A new report from Barclays indicates that businesses in the North West are demonstrating resilience despite ongoing challenges related to high costs and economic uncertainty. The Barclays Q1 2026 Business Prosperity Index reveals that 77% of surveyed firms expressed confidence in their business strength over the next 12 months.
Cost and Skills Challenges Persist
However, the index highlights persistent issues. According to the findings, 56% of respondents reported that input costs are negatively impacting long-term growth, while 57% cited labour costs as a hindrance. Additionally, 79% stated that difficulties in finding skilled workers are impeding their growth potential.
Financial Trends Among North West Firms
The index also utilizes anonymized Barclays client data from over 66,000 businesses in the region. Cash inflows from North West SMEs into Barclays Business Banking accounts increased by 0.3%, slightly above the national average rise of 0.2%. In contrast, larger firms with Barclays Corporate Bank experienced an 8% decline in cash flows, which is higher than the national rate of 7%.

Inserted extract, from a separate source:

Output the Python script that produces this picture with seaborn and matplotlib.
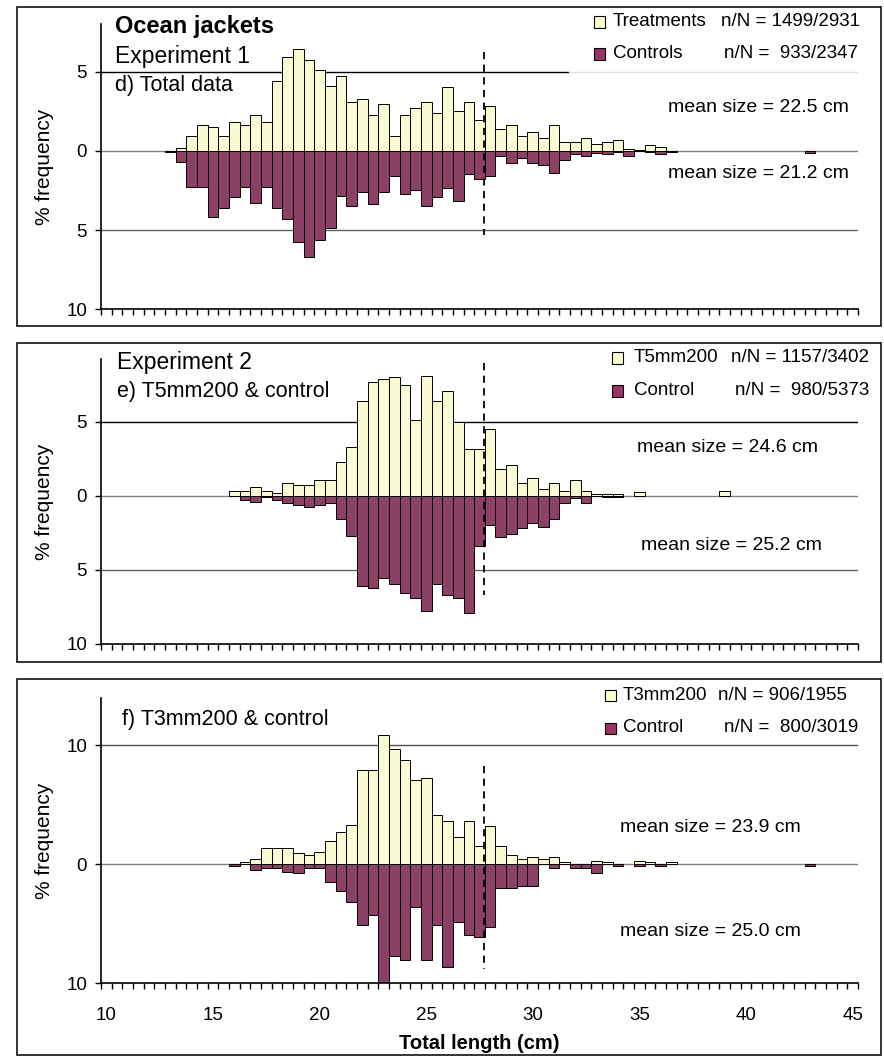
import numpy as np
import pandas as pd
import matplotlib
matplotlib.use("Agg")
import matplotlib.pyplot as plt
from matplotlib.patches import Rectangle
import seaborn as sns

W, H = 884, 1057

# d) Experiment 1, total data  (% frequency per 0.5 cm length class)
len_d = [13, 13.5, 14, 14.5, 15, 15.5, 16, 16.5, 17, 17.5, 18, 18.5, 19, 19.5,
         20, 20.5, 21, 21.5, 22, 22.5, 23, 23.5, 24, 24.5, 25, 25.5, 26, 26.5,
         27, 27.5, 28, 28.5, 29, 29.5, 30, 30.5, 31, 31.5, 32, 32.5, 33, 33.5,
         34, 34.5, 35, 35.5, 36, 36.5, 43]
treat_d = [0, 0.15, 0.92, 1.6, 1.49, 0.92, 1.83, 1.6, 2.27, 1.83, 4.43, 5.9, 6.45,
           5.76, 5.1, 4.1, 4.75, 3.07, 3.28, 2.27, 2.94, 0.92, 2.27, 2.73, 3.07,
           2.37, 4.0, 2.5, 3.07, 1.93, 2.84, 1.37, 1.6, 0.92, 1.16, 0.8, 1.6, 0.57,
           0.57, 0.82, 0.46, 0.57, 0.69, 0.13, 0.05, 0.34, 0.23, 0, 0]
ctrl_d = [0.1, 0.69, 2.27, 2.27, 4.2, 3.63, 2.94, 2.27, 3.28, 2.27, 3.63, 4.31, 5.78,
          6.68, 5.63, 4.9, 2.84, 3.5, 2.6, 3.38, 2.6, 1.58, 2.71, 2.5, 3.5, 2.94,
          2.37, 3.17, 1.45, 1.8, 1.58, 0.34, 0.8, 0.44, 0.8, 0.9, 1.37, 0.57, 0.23,
          0.34, 0.13, 0.23, 0.1, 0.34, 0, 0.1, 0.23, 0.1, 0.12]

# e) Experiment 2, T5mm200 & control
len_e = [16, 16.5, 17, 17.5, 18, 18.5, 19, 19.5, 20, 20.5, 21, 21.5, 22, 22.5, 23,
         23.5, 24, 24.5, 25, 25.5, 26, 26.5, 27, 27.5, 28, 28.5, 29, 29.5, 30, 30.5,
         31, 31.5, 32, 32.5, 33, 33.5, 34, 35, 39]
treat_e = [0.34, 0.34, 0.6, 0.34, 0.2, 0.83, 0.7, 0.7, 1.08, 1.08, 2.27, 3.26, 6.4,
           7.64, 7.84, 7.98, 7.48, 5.08, 8.09, 6.4, 7.03, 4.94, 3.12, 3.12, 4.47,
           1.78, 2.04, 0.83, 1.19, 0.47, 0.83, 0.34, 1.08, 0.34, 0.1, 0.1, 0.1,
           0.22, 0.34]
ctrl_e = [0, 0.27, 0.4, 0.11, 0.27, 0.52, 0.63, 0.76, 0.63, 0.52, 1.6, 2.7, 6.07,
          6.2, 5.57, 5.98, 6.58, 6.92, 7.8, 5.98, 6.7, 6.92, 7.9, 3.42, 1.96, 2.81,
          2.56, 2.2, 1.84, 2.09, 1.6, 0.52, 0.16, 0.52, 0, 0.1, 0.1, 0, 0]

# f) Experiment 2, T3mm200 & control
len_f = [16, 16.5, 17, 17.5, 18, 18.5, 19, 19.5, 20, 20.5, 21, 21.5, 22, 22.5, 23,
         23.5, 24, 24.5, 25, 25.5, 26, 26.5, 27, 27.5, 28, 28.5, 29, 29.5, 30, 30.5,
         31, 31.5, 32, 32.5, 33, 33.5, 34, 35, 35.5, 36, 36.5, 43]
treat_f = [0, 0.22, 0.48, 1.35, 1.35, 1.35, 0.9, 0.76, 1.04, 1.94, 2.7, 3.31, 7.87,
           7.87, 10.87, 9.66, 8.76, 7.1, 7.28, 4.1, 3.62, 2.28, 3.62, 1.49, 3.17,
           1.49, 0.76, 0.45, 0.62, 0.45, 0.62, 0.17, 0, 0, 0.31, 0.17, 0, 0.31,
           0.17, 0, 0.17, 0]
ctrl_f = [0.17, 0, 0.45, 0.28, 0.28, 0.62, 0.76, 0.31, 0.31, 1.52, 2.25, 3.17, 5.14,
          4.27, 9.86, 7.67, 8.03, 3.62, 8.03, 5.14, 8.62, 4.86, 5.93, 6.07, 5.28,
          1.97, 1.97, 1.8, 1.8, 0, 0.31, 0, 0.31, 0.31, 0.76, 0, 0.14, 0.14, 0,
          0.14, 0, 0.14]

legal_length = 27.7
x_labels = [10, 15, 20, 25, 30, 35, 40, 45]

TREAT_COL = "#FFFFCC"
CTRL_COL = "#993366"

sns.set_theme(style="white")
plt.rcParams["font.family"] = ["Liberation Sans", "DejaVu Sans"]
plt.rcParams["text.color"] = "black"
plt.rcParams["axes.labelcolor"] = "black"
plt.rcParams["xtick.color"] = "black"
plt.rcParams["ytick.color"] = "black"


def fx(x):
    return x / W


def fy(y):
    return 1 - y / H


def draw_panel(ax, lengths, treat, ctrl, ylim, yticks, ylabels, grids, dash, show_x):
    df = pd.DataFrame({
        "length": lengths + lengths,
        "pct": treat + [-v for v in ctrl],
        "group": ["T"] * len(lengths) + ["C"] * len(lengths),
    })
    df = df[df["pct"] != 0]
    sns.barplot(data=df, x="length", y="pct", hue="group", hue_order=["T", "C"],
                palette={"T": TREAT_COL, "C": CTRL_COL}, native_scale=True,
                dodge=False, width=1.0, edgecolor="black", linewidth=0.7,
                errorbar=None, legend=False, ax=ax, zorder=2)
    for level, col, xmax in grids:
        ax.axhline(level, color=col, lw=1.0, xmax=xmax, zorder=1)
    ax.axhline(0, color="#808080", lw=1.0, zorder=1)
    ax.plot([legal_length, legal_length], dash, color="black", lw=1.3,
            ls=(0, (4, 3)), zorder=3)
    ax.set_xlim(9.75, 45.25)
    ax.set_ylim(*ylim)
    ax.set_yticks(yticks)
    ax.set_yticklabels(ylabels)
    ax.set_xticks(x_labels)
    ax.set_xticks(np.arange(9.75, 45.3, 0.5), minor=True)
    ax.set_xticklabels([str(v) for v in x_labels] if show_x else [])
    ax.tick_params(axis="y", direction="out", length=4, width=1, color="black",
                   labelsize=13.5, pad=6, left=True, labelcolor="black")
    ax.tick_params(axis="x", which="major", length=0, labelsize=13.5, pad=17,
                   bottom=True, labelcolor="black")
    ax.tick_params(axis="x", which="minor", direction="out", length=4, width=1,
                   color="black", bottom=True)
    for s in ["top", "right"]:
        ax.spines[s].set_visible(False)
    for s in ["left", "bottom"]:
        ax.spines[s].set_color("black")
        ax.spines[s].set_linewidth(1.2)
    ax.set_xlabel("")
    ax.set_ylabel("")


fig = plt.figure(figsize=(W / 100, H / 100), dpi=100)

# panel frames
for top, bot in [(7, 326), (343, 662), (679, 1055)]:
    fig.patches.append(Rectangle((fx(17), fy(bot)), fx(881) - fx(17), fy(top) - fy(bot),
                                 transform=fig.transFigure, fill=False,
                                 edgecolor="#111111", lw=1.2, zorder=0))

ax_d = fig.add_axes([fx(101), fy(309.3), fx(858) - fx(101), fy(24) - fy(309.3)])
ax_e = fig.add_axes([fx(101), fy(644), fx(858) - fx(101), fy(359.3) - fy(644)])
ax_f = fig.add_axes([fx(101), fy(983.3), fx(858) - fx(101), fy(697.5) - fy(983.3)])

lg = (569 - 101) / (858 - 101)
draw_panel(ax_d, len_d, treat_d, ctrl_d, (-10, 8), [5, 0, -5, -10], ["5", "0", "5", "10"],
           [(5, "black", lg), (-5, "#606060", 1)], (6.22, -5.31), False)
ax_d.axhline(5, xmin=lg, color="#e0e0e0", lw=1.0, zorder=1)
draw_panel(ax_e, len_e, treat_e, ctrl_e, (-10, 9.2), [5, 0, -5, -10], ["5", "0", "5", "10"],
           [(5, "black", 1), (-5, "#606060", 1)], (8.95, -6.7), False)
draw_panel(ax_f, len_f, treat_f, ctrl_f, (-10, 14), [10, 0, -10], ["10", "0", "10"],
           [(10, "#505050", 1)], (8.28, -8.82), True)
ax_f.set_xlabel("Total length (cm)", fontsize=14.5, fontweight="bold", labelpad=7,
                color="black")

# y labels
for top, bot in [(24, 309.3), (359.3, 644), (697.5, 983.3)]:
    fig.text(fx(45), fy((top + bot) / 2), "% frequency", rotation=90,
             ha="center", va="center", fontsize=15)

# panel headings
fig.text(fx(115), fy(27), "Ocean jackets", fontsize=17, fontweight="bold", va="center")
fig.text(fx(115), fy(56), "Experiment 1", fontsize=16.5, va="center")
fig.text(fx(115), fy(86), "d) Total data", fontsize=15.5, va="center")
fig.text(fx(117), fy(363), "Experiment 2", fontsize=16.5, va="center")
fig.text(fx(117), fy(392), "e) T5mm200 & control", fontsize=15.5, va="center")
fig.text(fx(122), fy(719), "f) T3mm200 & control", fontsize=15.5, va="center")


def legend_row(xsq, ycen, color, name, nn, xname, xright):
    fig.patches.append(Rectangle((fx(xsq), fy(ycen + 5.5)), fx(11), 11 / H,
                                 transform=fig.transFigure, facecolor=color,
                                 edgecolor="black", lw=0.8, zorder=5))
    fig.text(fx(xname), fy(ycen), name, fontsize=13.5, va="center")
    fig.text(fx(xright), fy(ycen), nn, fontsize=13.5, va="center", ha="right")


legend_row(594, 22, TREAT_COL, "Treatments", "n/N = 1499/2931", 613, 860)
legend_row(594, 54, CTRL_COL, "Controls", "n/N =  933/2347", 613, 858)
legend_row(612, 358, TREAT_COL, "T5mm200", "n/N = 1157/3402", 634, 869)
legend_row(612, 391, CTRL_COL, "Control", "n/N =  980/5373", 634, 869)
legend_row(605, 695, TREAT_COL, "T3mm200", "n/N = 906/1955", 623, 847)
legend_row(605, 728, CTRL_COL, "Control", "n/N =  800/3019", 623, 858)

# mean sizes
for xr, yc, txt in [(849, 108, "mean size = 22.5 cm"), (849, 174, "mean size = 21.2 cm"),
                    (818, 448, "mean size = 24.6 cm"), (822, 545, "mean size = 25.2 cm"),
                    (801, 827, "mean size = 23.9 cm"), (801, 931, "mean size = 25.0 cm")]:
    fig.text(fx(xr), fy(yc), txt, fontsize=14, ha="right", va="center")

fig.savefig("out.png", dpi=100)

North West SMEs have bolstered their savings buffers by 2.6% overall and reduced borrowing by 13.5%, mirroring national trends. Meanwhile, larger corporations continued to increase long-term borrowing at rates above the national average. Barclays interprets this as a sign that investment intentions remain intact.
Expert Commentary
Karen Johnson, head of retail and wholesale at Barclays Corporate Banking, commented: “Businesses across the North West are continuing to operate in a challenging environment, with cost pressures, skills shortages and economic uncertainty all weighing on growth. Despite this, it’s clear that firms are showing resilience and adaptability. Many are taking a disciplined approach to managing costs while continuing to invest in areas that support long-term productivity and competitiveness. The strength of confidence in their own prospects reflects the underlying resilience of businesses across the region, even as the wider economic outlook remains uncertain.”